In 1999, the American Film Institute (AFI) released their list of ‘100 Years… 100 Stars’, detailing the greatest movie stars to ever grace the screen.

The exercise, which mainly consisted of names from the ‘Golden Age’ of Hollywood, produced two lists, one for men and one for women. On the male side of things, the top ten include indisputable legends like Clark Gable, Spencer Tracy, Jimmy Stewart, and Cary Grant, but there was only room for one man at the very top. His name was Humphrey Bogart

Through his roles in The Maltese Falcon, The Big Sleep, and Casablanca, Bogart established an on-screen persona of a suave, slick-talking hero with wits as sharp as his enviable features. He was a household name in his heyday and continues to inspire many talented performers to this very day. However, things weren’t always so good for him.

Like so many actors before or since, Bogart struggled to make an impact in the early days of his career. He had been a stage actor for many years before snapping up a few measly film and radio roles in the early 1930s, but, as he recalled in Stefan Kanfer’s book Tough Without a Gun: The Life and Extraordinary Afterlife of Humphrey Bogart, one film changed everything.
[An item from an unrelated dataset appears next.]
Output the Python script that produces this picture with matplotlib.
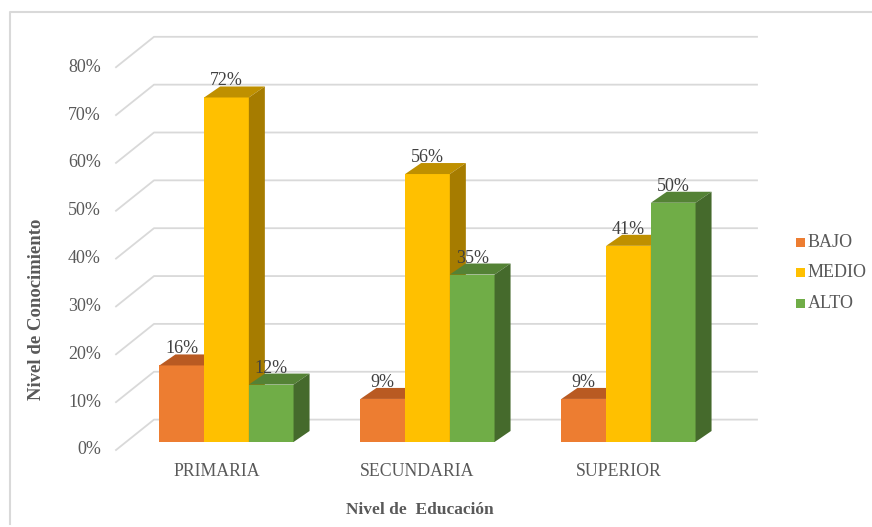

“I believe if I had not been given the movie role of Duke Mantee, in The Petrified Forest, I’d now be out of films altogether,” the star declared. “Duke was my first heavy role, and I like heavies, having no desire to be sympathetic or romantic… I had had so many violently active stage parts that the chair felt fine. Putting across a characterisation without benefit of the usual movement and gestures that help hold an audience’s attention is a special kind of problem.”

Based on a play by three-time Pulitzer Prize winner Robert E Sherwood, The Petrified Forest tells the story of a waitress named Gabby (Bette Davis) and her ambitions to leave a small Arizona town. She meets Alan (Leslie Howard), the man she thinks holds the answers to all of her questions. That’s where Bogart comes in. As the vicious gang leader Mantee, Bogart holds the diner where Gabby works hostage, and the two would-be lovers must fight to live long enough to have a future together. 

Bogart had first played the role on stage, in a production also featuring Howard. It was Howard who landed his co-star the role in the movie version; the studio had wanted to cast Edward G Robinson as Duke, but Howard lobbied for Bogart instead. The icon was so touched by this kindness that he named his only daughter Leslie in honour of his friend. 

The Petrified Forest is one of Bogart’s best ever films. If you’ve only ever seen him in his trademark hero roles, then you’ll be shocked to see him play as callous and ruthless as Mantee. This was the part that proved he had range and could offer more to a production than just a handsome face. Without it, there’s a chance he might not have topped that AFI list so many years later.